In Italy, Spain and Ireland schoolchildren will not return until autumn at the earliest. Wales and Scotland are leaning the same way. Yet, in England, politicians are putting their efforts into fighting with the unions for an early return – and one that initially offers just three year groups a poor, socially distanced, in-a-school-but-not-really-school experience for, at best, six weeks before the end of term.

Meanwhile, many parents will still be unable to work because they have a child in another year group stuck at home but now have the added complexity of a heavily sanitised school run on top of it all.

Gavin Williamson, the education secretary in England, should stop looking for fights. Instead, he should pause, and focus schools on doing distance learning really well by setting minimum standards for the remainder of the academic year. It seems right, for example, that every child should speak with a teacher at least once a week and receive meaningful feedback on work they have completed during that time.

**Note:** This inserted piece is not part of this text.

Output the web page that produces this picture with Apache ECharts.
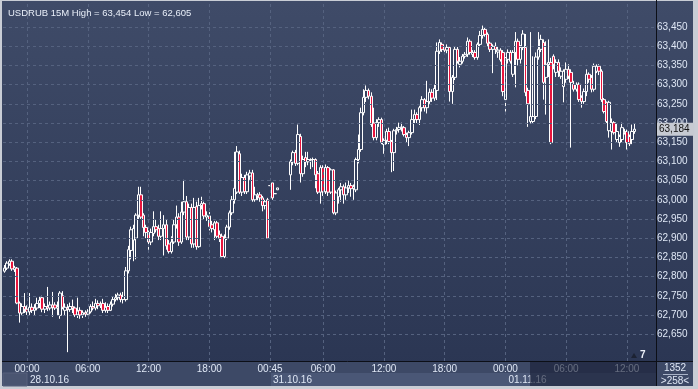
<!DOCTYPE html>
<html>
<head>
<meta charset="utf-8">
<script src="https://cdn.jsdelivr.net/npm/echarts@6/dist/echarts.min.js"></script>
<style>
html,body{margin:0;padding:0;background:#c9cdd5;}
#chart{width:698px;height:389px;}
</style>
</head>
<body>
<div id="chart"></div>
<script>
// ---- data (price in thousandths: 63184 = 63,184) ----
const sessions = [
  {date: '27.10.16', startMin: 21 * 60 + 45, count: 9},
  {date: '28.10.16', startMin: 0, count: 96},
  {date: '31.10.16', startMin: 45, count: 93},
  {date: '01.11.16', startMin: 0, count: 60}
];
const tickIndex = [9, 33, 57, 81, 105, 126, 150, 174, 198, 222, 246];
const tickText = ['00:00', '06:00', '12:00', '18:00', '00:45', '06:00', '12:00', '18:00', '00:00', '06:00', '12:00'];
const dateIndex = [9, 105, 198];
const dateText = ['28.10.16', '31.10.16', '01.11.16'];
const yTicks = [62650, 62700, 62750, 62800, 62850, 62900, 62950, 63000, 63050, 63100, 63150, 63200, 63250, 63300, 63350, 63400, 63450];
const lastPrice = 63184;
const title = 'USDRUB 15M High = 63,454 Low = 62,605';

// [open, close, low, high]
const ohlc = [
[62814,62822,62810,62830],[62822,62835,62817,62840],[62833,62840,62828,62845],[62840,62820,62815,62845],
[62818,62823,62812,62828],[62822,62731,62728,62825],[62731,62705,62680,62735],[62705,62722,62700,62730],
[62722,62715,62705,62757],[62715,62708,62700,62725],[62708,62720,62700,62757],[62720,62712,62705,62730],
[62712,62718,62700,62728],[62718,62730,62712,62745],[62730,62738,62718,62748],[62745,62715,62707,62750],
[62715,62722,62705,62730],[62722,62718,62710,62773],[62718,62726,62712,62735],[62726,62720,62695,62760],
[62726,62718,62713,62733],[62718,62722,62700,62735],[62699,62757,62690,62762],[62750,62720,62715,62762],
[62712,62720,62700,62730],[62718,62714,62603,62728],[62714,62722,62708,62732],[62722,62718,62705,62740],
[62718,62700,62695,62722],[62700,62710,62692,62745],[62712,62700,62690,62720],[62700,62706,62692,62712],
[62706,62702,62695,62712],[62702,62708,62698,62715],[62708,62722,62704,62728],[62722,62718,62712,62735],
[62718,62730,62712,62742],[62730,62724,62715,62738],[62724,62728,62718,62735],[62730,62712,62705,62742],
[62712,62720,62706,62733],[62722,62712,62705,62730],[62712,62728,62710,62735],[62728,62740,62722,62748],
[62740,62745,62735,62755],[62745,62752,62738,62758],[62752,62740,62733,62758],[62740,62748,62730,62760],
[62740,62815,62735,62825],[62815,62870,62808,62880],[62868,62922,62845,62930],[62895,62925,62840,62935],
[62900,62960,62845,62965],[62960,63013,62950,63034],[63013,62955,62950,63034],[62960,62928,62905,62965],
[62928,62915,62900,62935],[62915,62890,62870,62920],[62890,62915,62882,62925],[62912,62930,62905,62970],
[62930,62922,62915,62950],[62925,62905,62895,62935],[62905,62925,62895,62970],[62925,62935,62855,62960],
[62935,62880,62870,62950],[62885,62865,62860,62895],[62865,62890,62860,62905],[62890,62935,62885,62950],
[62935,62955,62925,62985],[62955,62890,62880,62965],[62890,62968,62885,62995],[62968,62995,62960,63052],
[62995,62903,62895,63010],[62903,62980,62895,62990],[62980,62885,62875,62990],[62885,62980,62875,63005],
[62982,62878,62870,62995],[62878,62985,62875,63005],[62985,62990,62975,63008],[62990,62958,62950,62995],
[62955,62960,62945,62970],[62958,62930,62920,62968],[62935,62925,62915,62945],[62922,62940,62895,62945],
[62940,62905,62900,62945],[62910,62900,62890,62920],[62905,62852,62848,62912],[62852,62900,62848,62910],
[62900,62929,62895,62935],[62929,62966,62922,62972],[62966,63000,62960,63010],[63000,63030,62990,63125],
[63020,63125,63015,63140],[63120,63020,63015,63128],[63020,63058,63010,63068],[63058,63021,63015,63065],
[63021,63065,63015,63073],[63062,63070,63052,63078],[63070,63000,62995,63078],[63000,63013,62995,63034],
[63010,63013,62998,63018],[63013,63005,62995,63020],[63005,62985,62970,63010],[62985,62995,62975,63000],
[63000,62900,62898,63005],
[63037,63037,63037,63037],[63044,63005,63000,63044],[63016,63016,63016,63016],[63026,63031,63026,63031],
['-','-','-','-'],['-','-','-','-'],['-','-','-','-'],['-','-','-','-'],
[63065,63099,63026,63105],[63099,63123,63090,63128],[63123,63095,63088,63130],[63095,63170,63090,63196],
[63165,63068,63045,63172],[63068,63105,63060,63115],[63110,63099,63085,63125],[63099,63105,63090,63125],
[63103,63105,63080,63108],[63105,63105,63085,63110],[63105,63065,63030,63108],[63068,63020,63015,63075],
[63020,63084,62990,63090],[63084,63021,63010,63090],[63021,63084,63015,63092],[63084,63020,63010,63088],
[63020,63078,63015,63082],[63078,62966,62962,63080],[62966,63018,62960,63024],[63008,63026,62990,63031],
[63026,63034,62995,63044],[63034,63013,62990,63040],[63013,63031,63000,63045],[63031,63037,63018,63050],
[63037,63029,63008,63044],[63029,63034,63000,63040],[63026,63105,63020,63110],[63105,63131,63095,63170],
[63131,63227,63125,63240],[63227,63267,63220,63288],[63267,63285,63255,63298],[63285,63270,63262,63290],
[63270,63196,63190,63280],[63200,63162,63155,63240],[63162,63201,63155,63210],[63201,63209,63190,63215],
[63209,63150,63145,63214],[63144,63155,63120,63160],[63155,63178,63145,63185],[63178,63152,63145,63188],
[63152,63123,63072,63156],[63123,63180,63075,63185],[63180,63183,63170,63190],[63183,63188,63175,63201],
[63188,63190,63178,63201],[63188,63170,63165,63192],[63170,63162,63150,63175],[63162,63175,63140,63180],
[63175,63209,63170,63235],[63209,63222,63200,63235],[63222,63209,63200,63228],[63209,63240,63195,63245],
[63240,63261,63230,63270],[63261,63240,63230,63265],[63240,63256,63225,63310],[63256,63280,63250,63290],
[63280,63265,63255,63288],[63265,63290,63258,63300],[63285,63387,63260,63410],[63387,63410,63380,63418],
[63405,63392,63385,63410],[63395,63390,63380,63400],[63390,63397,63382,63405],[63397,63282,63256,63400],
[63282,63319,63250,63325],[63319,63392,63312,63400],[63392,63361,63355,63398],[63353,63361,63345,63372],
[63361,63374,63355,63380],[63374,63379,63368,63385],[63379,63413,63372,63423],[63413,63384,63378,63418],
[63379,63384,63372,63390],[63384,63371,63365,63390],[63371,63405,63365,63410],[63405,63428,63398,63440],
[63428,63444,63420,63454],[63444,63431,63425,63450],[63431,63408,63400,63436],[63408,63392,63385,63412],
[63392,63400,63330,63405],[63400,63392,63380,63410],[63385,63390,63370,63400],[63390,63365,63360,63395],
[63384,63282,63270,63390],[63261,63366,63230,63372],[63366,63384,63355,63392],[63384,63361,63355,63390],
[63327,63384,63320,63390],[63384,63413,63293,63437],[63413,63366,63350,63420],[63366,63397,63355,63403],
[63397,63432,63390,63442],[63397,63280,63270,63432],[63285,63250,63190,63292],[63204,63217,63199,63437],
[63204,63217,63199,63374],[63217,63372,63210,63384],[63372,63392,63365,63437],[63392,63418,63385,63430],
[63410,63306,63261,63418],[63319,63353,63222,63413],[63353,63358,63320,63418],[63358,63149,63145,63370],
[63374,63353,63340,63379],[63332,63358,63320,63366],[63358,63335,63320,63366],[63322,63335,63315,63345],
[63295,63335,63254,63340],[63314,63340,63305,63358],[63340,63322,63315,63353],[63332,63306,63136,63340],
[63301,63288,63282,63310],[63288,63301,63282,63306],[63301,63261,63255,63306],[63267,63256,63240,63272],
[63256,63282,63250,63290],[63282,63327,63270,63340],[63327,63314,63305,63332],[63319,63288,63280,63325],
[63288,63348,63282,63355],[63335,63348,63330,63353],[63348,63335,63325,63353],[63335,63261,63255,63340],
[63261,63230,63225,63265],[63254,63204,63200,63256],[63180,63254,63162,63258],[63178,63201,63131,63212],
[63201,63175,63170,63205],[63157,63178,63150,63199],[63149,63165,63138,63170],[63157,63188,63150,63201],
[63175,63178,63170,63185],[63178,63149,63131,63183],[63165,63146,63140,63170],[63157,63178,63145,63196],
[63178,63184,63172,63199]
];

// ---- categories (15-minute bars) ----
const categories = [];
sessions.forEach(s => {
  for (let k = 0; k < s.count; k++) {
    const m = s.startMin + k * 15;
    const hh = String(Math.floor(m / 60)).padStart(2, '0');
    const mm = String(m % 60).padStart(2, '0');
    categories.push(s.date + ' ' + hh + ':' + mm);
  }
});

const fmtPrice = v => (v / 1000).toFixed(3).replace('.', ',');
const FONT = "'Liberation Sans', Arial, sans-serif";
const LBL = '#dfe7f5';

const chart = echarts.init(document.getElementById('chart'), null, {renderer: 'canvas'});

const tickMap = {}; tickIndex.forEach((i, k) => tickMap[i] = tickText[k]);
const dateMap = {}; dateIndex.forEach((i, k) => dateMap[i] = dateText[k]);

chart.setOption({
  animation: false,
  backgroundColor: '#c9cdd5',
  title: {
    text: title, left: 3, top: 3,
    textStyle: {color: '#e8eef8', fontSize: 9.5, fontWeight: 'normal', fontFamily: FONT}
  },
  grid: {left: 3, right: 42, top: 1, bottom: 28, containLabel: false},
  xAxis: [{
    type: 'category', data: categories, boundaryGap: true,
    axisLine: {show: false}, axisTick: {show: false}, splitLine: {show: false},
    axisLabel: {
      color: LBL, fontSize: 10, fontFamily: FONT, margin: 3,
      interval: (i) => tickMap[i] !== undefined,
      formatter: (v, i) => tickMap[i] || ''
    }
  }, {
    type: 'category', data: categories, boundaryGap: true, position: 'bottom', offset: 11,
    axisLine: {show: false}, axisTick: {show: false}, splitLine: {show: false},
    axisLabel: {
      color: LBL, fontSize: 10, fontFamily: FONT, margin: 3, align: 'left', padding: [0, 0, 0, 3],
      interval: (i) => dateMap[i] !== undefined,
      formatter: (v, i) => dateMap[i] || ''
    }
  }],
  yAxis: {
    type: 'value', position: 'right', min: 62580, max: 63518,
    axisLine: {show: false}, axisTick: {show: false}, splitLine: {show: false},
    axisLabel: {show: false}
  },
  graphic: [
    {type: 'rect', z: -100, shape: {x: 2, y: 1, width: 691, height: 385},
      style: {fill: new echarts.graphic.LinearGradient(0, 0, 0, 1, [
        {offset: 0, color: '#3f4b68'}, {offset: 1, color: '#2a3552'}])}},
    {type: 'rect', z: -90, shape: {x: 2, y: 361, width: 691, height: 25}, style: {fill: '#3d4966'}},
    {type: 'rect', z: -89, shape: {x: 3, y: 373, width: 24, height: 13}, style: {fill: '#4a5571', stroke: '#56617c', lineWidth: 1}},
    {type: 'rect', z: -89, shape: {x: 271, y: 373, width: 385, height: 13}, style: {fill: '#4a5776'}},
    {type: 'rect', z: 100, shape: {x: 530, y: 362, width: 126, height: 24}, style: {fill: 'rgba(24,31,54,0.62)'}},
    {type: 'line', z: 101, shape: {x1: 656.5, y1: 0, x2: 656.5, y2: 386}, style: {stroke: '#0c0f17', lineWidth: 1}},
    {type: 'line', z: 101, shape: {x1: 2, y1: 361.5, x2: 693, y2: 361.5}, style: {stroke: '#0c0f17', lineWidth: 1}},
    {type: 'text', z: 101, style: {text: '1352', x: 675, y: 368, fill: LBL, font: '10px ' + FONT, textAlign: 'center', textVerticalAlign: 'middle'}},
    {type: 'line', z: 101, shape: {x1: 663, y1: 374.5, x2: 688, y2: 374.5}, style: {stroke: '#aab4c8', lineWidth: 1}},
    {type: 'text', z: 101, style: {text: '>258<', x: 675, y: 381, fill: LBL, font: '10px ' + FONT, textAlign: 'center', textVerticalAlign: 'middle'}},
    {type: 'polygon', z: 101, shape: {points: [[631, 358], [637, 358], [634, 353]]}, style: {fill: '#1c2233'}},
    {type: 'text', z: 101, style: {text: '7', x: 640, y: 355, fill: '#eef2fa', font: 'bold 10px ' + FONT, textVerticalAlign: 'middle'}}
  ],
  series: [{
    // horizontal price grid + right-hand price labels
    type: 'line', data: [], z: 1, silent: true,
    markLine: {
      symbol: 'none', silent: true, animation: false,
      lineStyle: {color: '#55627f', type: [3, 3], width: 1},
      label: {show: true, position: 'end', distance: 1, color: LBL, fontSize: 10, fontFamily: FONT,
        formatter: p => fmtPrice(p.value)},
      data: yTicks.map(v => ({yAxis: v}))
    }
  }, {
    // vertical time grid
    type: 'line', data: [], z: 1, silent: true,
    markLine: {
      symbol: 'none', silent: true, animation: false,
      label: {show: false},
      lineStyle: {color: '#55627f', type: [3, 3], width: 1},
      data: tickIndex.map(i => ({xAxis: categories[i]}))
    }
  }, {
    // current price tag
    type: 'line', data: [], z: 5, silent: true,
    markLine: {
      symbol: 'none', silent: true, animation: false,
      lineStyle: {color: 'rgba(0,0,0,0)', width: 0},
      label: {
        show: true, position: 'end', distance: 1, formatter: () => fmtPrice(lastPrice),
        color: '#111', backgroundColor: '#c6cad2', padding: [2, 5, 1, 2],
        fontSize: 10, fontFamily: FONT
      },
      data: [{yAxis: lastPrice}]
    }
  }, {
    type: 'candlestick', data: ohlc, z: 3, barWidth: 3,
    itemStyle: {color: '#35415e', color0: '#e8143c', borderColor: '#ffffff', borderColor0: '#ffffff', borderWidth: 1}
  }]
});
</script>
</body>
</html>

Meanwhile, schools could survey which parents need childcare, and gradually those children could be integrated alongside the 2% of children still at school each day because their parent is a key worker or they are considered vulnerable. With appetites low for schooling, it is likely demand would be manageable.

Why this approach has been missed is not clear. The Department for Education’s own scientific adviser admits he hasn’t seen any modelling around reopening schools and says the evidence on transmission is mixed. Is this about getting people back to work, or is it a classic Conservative trick of fuelling union strife to divert public attention from government failings and aim it towards a profession with a well-protected salary?

Whatever it is, it doesn’t seem to be about safety or learning. There are no easy answers but Williamson can find smarter solutions. The question is whether he has the courage.